The VODG’s recent submission to the health committee inquiry into social care focused in part on economic regulation. Generally speaking, we do not believe private equity funded companies (Private equity and care: a sector propped up by debt) are necessarily best suited to deliver value for taxpayers, or policy objectives such as personalised, high-quality support. Just as worrying is the fact that the government appears at a loss as to know what to do about regulating the social care “market” – and it is a market, as previously set out on this blog - that it has created. The government might talk of “market shaping” but there is little evidence of very much “shaping” actually taking place. In its place, it seems, is economic regulation.
More specifically, our concern with social care being subject to such regulation is that the distinctions between different types of providers are not properly acknowledged. There is a world of difference between a small single home owner/provider and a large international corporate provider; as there is between the ethos of say the Salvation Army, the Royal British Legion, Methodist Homes (MHA) and private equity group Blackstone, or Geneva-based Lydian Capital that owns Castlebeck the company that ran the the now notorious Winterbourne View. Of course there is no guarantee that the not-for-profits will never fall into operating difficulties, but it is clear that that the financing structures, motivation, constitutional and governance structures of not-for-profit providers are fundamentally different to companies that are principally accountable to share-holders, or to private equity investors. The risk is that on the back of Southern Cross the Government will simply lump all providers together as if they are a homogenous group.
Many of our members are charities founded in 19th century philanthropy and their entire raison d’etre is to support their beneficiaries. This is often reflected in their charitable objects and the beneficiaries themselves are often heavily involved and influence the organisation’s governance and management. Some of these not-for-profit providers are “condition specific” (the RNIB or MS Society or Epilepsy Society, for example) and again, while they are large, successful national organisations, their prime focus is not profit as an end in itself. For decades, these sorts of organisations have successfully operated without economic regulation.
Critically charities are subject to charity law and are required to to comply with the conditions in section 36 of the Charities Act 1993 (as amended), this means that although most trustees can sell their charity’s land without complication there are certain requirements that must be met. In some cases the approval of the Charity Commission is required before selling property and the proceeds can generally only be used for the purpose of supporting their charitable purposes. Therefore this is fundamentally different from privately owned providers which can use their assets for the personal benefit of their owners or shareholders and on disposal are not obliged to re-invest the proceeds furtherance of the objects.
Another worrying issue is that the social care market for working age adults is different to that for older people.
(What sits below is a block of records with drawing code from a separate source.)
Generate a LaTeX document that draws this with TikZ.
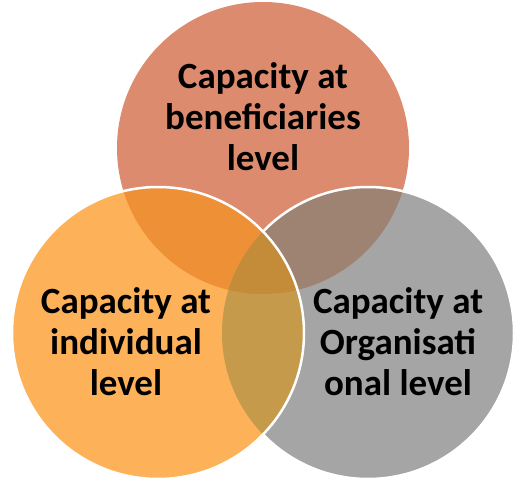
\documentclass[tikz,border=0pt]{standalone}
\usepackage{fontspec}
\setmainfont{Carlito}
\definecolor{cT}{HTML}{DD8B6E}
\definecolor{cL}{HTML}{FDB25A}
\definecolor{cR}{HTML}{A5A5A5}
\definecolor{cTL}{HTML}{EE9035}
\definecolor{cTR}{HTML}{9E8272}
\definecolor{cLR}{HTML}{C59A4A}
\definecolor{cTLR}{HTML}{C48C38}
\begin{document}
\begin{tikzpicture}[x=1pt,y=-1pt,
  rim/.style={draw=white,line width=2.5pt},
  lbl/.style={font=\fontsize{37}{41}\selectfont\bfseries,align=center,inner sep=0pt,anchor=base}]
\useasboundingbox (0,0) rectangle (530,489);
\def\Tc{(263,148)}
\def\Lc{(158,333)}
\def\Rc{(368,333)}
\def\rr{146}
% top circle
\fill[cT] \Tc circle (\rr);
% right circle
\fill[cR] \Rc circle (\rr);
\begin{scope}
  \clip \Rc circle (\rr);
  \fill[cTR] \Tc circle (\rr);
\end{scope}
\draw[rim] \Rc circle (\rr);
% left circle
\fill[cL] \Lc circle (\rr);
\begin{scope}
  \clip \Lc circle (\rr);
  \fill[cTL] \Tc circle (\rr);
  \fill[cLR] \Rc circle (\rr);
  \clip \Rc circle (\rr);
  \fill[cTLR] \Tc circle (\rr);
\end{scope}
\draw[rim] \Lc circle (\rr);
% labels
\node[lbl] (tlab) at (263,171) {Capacity at\\beneficiaries\\level};
\node[lbl] (llab) at (126,395) {Capacity at\\individual\\level};
\node[lbl] (rlab) at (398,395) {Capacity at\\Organisati\\onal level};
\end{tikzpicture}
\end{document}
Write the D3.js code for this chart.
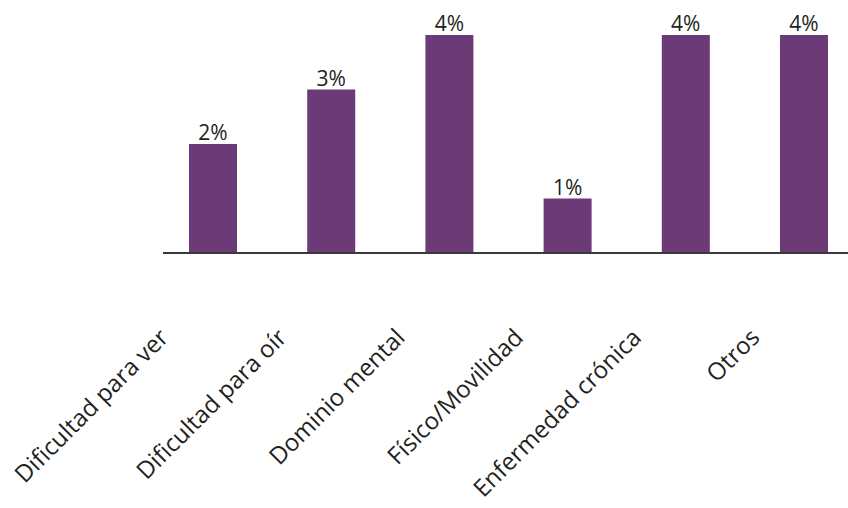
<!DOCTYPE html>
<html>
<head>
<meta charset="utf-8">
<script src="https://cdn.jsdelivr.net/npm/d3@7"></script>
<style>
  html, body { margin: 0; padding: 0; background: #fff; }
  svg { display: block; }
</style>
</head>
<body>
<svg id="chart" width="848" height="508"></svg>
<script>
const categories = ["Dificultad para ver", "Dificultad para oír", "Dominio mental", "Físico/Movilidad", "Enfermedad crónica", "Otros"];
const values = [2, 3, 4, 1, 4, 4];
const valueLabels = ["2%", "3%", "4%", "1%", "4%", "4%"];

const svg = d3.select("#chart");
const baseY = 253;
const font = "'Open Sans', 'Noto Sans', sans-serif";

const x = d3.scaleBand()
  .domain(categories)
  .range([163, 854])
  .paddingInner(0.594)
  .paddingOuter(0.22);

const y = d3.scaleLinear().domain([0, 4]).range([baseY, 35]);

svg.selectAll("rect.bar")
  .data(values)
  .join("rect")
  .attr("class", "bar")
  .attr("x", (d, i) => x(categories[i]))
  .attr("width", x.bandwidth())
  .attr("y", d => y(d))
  .attr("height", d => y(0) - y(d))
  .attr("fill", "#6b3a77");

svg.selectAll("text.val")
  .data(values)
  .join("text")
  .attr("class", "val")
  .attr("x", (d, i) => x(categories[i]) + x.bandwidth() / 2)
  .attr("y", d => y(d) - 4)
  .attr("text-anchor", "middle")
  .attr("font-family", font)
  .attr("font-size", 21)
  .attr("fill", "#231f20")
  .text((d, i) => valueLabels[i]);

// axis baseline
svg.append("line")
  .attr("x1", 163).attr("x2", 848)
  .attr("y1", baseY).attr("y2", baseY)
  .attr("stroke", "#3a3a3a")
  .attr("stroke-width", 2);

// category labels, rotated -45
svg.selectAll("text.cat")
  .data(categories)
  .join("text")
  .attr("class", "cat")
  .attr("transform", d => `translate(${x(d) + x.bandwidth() / 2 - 43},${baseY + 86}) rotate(-45)`)
  .attr("text-anchor", "end")
  .attr("font-family", font)
  .attr("font-size", 24)
  .attr("fill", "#231f20")
  .text(d => d);
</script>
</body>
</html>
Where older people are concerned, there has been a huge growth in private-payers, which has attracted commercial suppliers and provision of significant volumes by three or four very large companies (although not large enough to trigger concerns about market dominance).
In contrast there are very few working age private payers and social care funding comes mainly from local government. Customers or clients are almost all drawn from the same source – via local government community care assessment processes – funded from statutory sources and with little movement out of the market (i.e. residents do not often change suppliers). Peoples’ movement is in any case restricted by Ordinary Residence. Additionally there are numerous providers of all sizes supporting working age adults, offering an increasingly wide and diverse portfolio of ‘products’ and the market, particularly the way fees are negotiated is generally more variable than that serving older people.
Add to this the fact that many of our members operate different business models, offering a wide range of activities – some funded under contract to local government or the NHS, others by different income streams or paid for through fundraised income – it is hard to see how economic regulation would work practically. The often complex funding structures could be tricky for a regulator to unpick. What if buildings gifted to charities are subject to historic covenants, what about restricted versus general income? Will Monitor review all balance sheets annually, or only those of new entrants? How can they deal blanket-fashion with so many different provider types operating such wide-ranging organisations and structures? This is of a completely different scale to monitoring Foundation Trusts.
Which brings us to the next bone of contention; the potential costs of licensing and monitoring which will rest at the door of the providers. The financial burden could not come at a worse time with significant cuts in fee levels and tight operating margins.
Economic regulation of social care will add an unnecessary administrative burden and cost to the voluntary sector, one more such onus alongside, CQC, NICE, and local government contract monitoring - which often overlaps with CQC inspection functions.
We need not only distinctions between different types of providers - by scale, geographic concentration of services and operating or constitutional structures – but a lighter touch regulatory system. Monitor for example could be required to only licence social care suppliers with say more than a £50m turnover. It is worth reiterating that many voluntary providers have operated successfully in the “market” for decades without economic regulation.
If economic regulation is not designed and executed well, as the King’s Fund warns, “it may end up imposing more costs than the benefits it delivers.”